Executive summary: PostgreSQL is amazing, but we are facing many issues at work due to the fact that it postpones many checks on PL/pgSQL code until runtime. Is there a way to make it more like Oracle's PL/SQL in this respect?
For example...
Try executing this in any Oracle DB:
create function foo return number as
begin
select a from dual;
return a;
end;
Oracle will immediately (i.e. at compile-time!) respond with:
[Error] ORA-00904: invalid identifier
Now try the semantically equivalent thing in PostgreSQL:
CREATE OR REPLACE FUNCTION public.foo ()
RETURNS integer AS
$body$
BEGIN
select a;
return a;
END;
$body$
LANGUAGE plpgsql;
You will see it - unfortunately! - execute fine ... No error is reported.
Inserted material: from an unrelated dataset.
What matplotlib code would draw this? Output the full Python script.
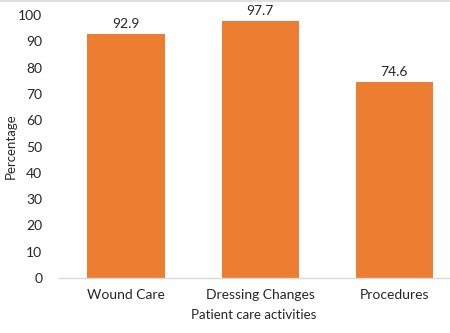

But when you then try to call this function (i.e. at runtime) you will get:
ERROR: column "a" does not exist
LINE 1: select a
Is there a way to force PostgreSQL to perform syntax analysis and checking at function definition time - not at run-time? We have tons of legacy PL/SQL code at work, which we are porting to PostgreSQL - but the lack of compile-time checks is very painful, forcing us to do manual work - i.e. writing code to test all code paths in all functions/procedures - that was otherwise automated in Oracle.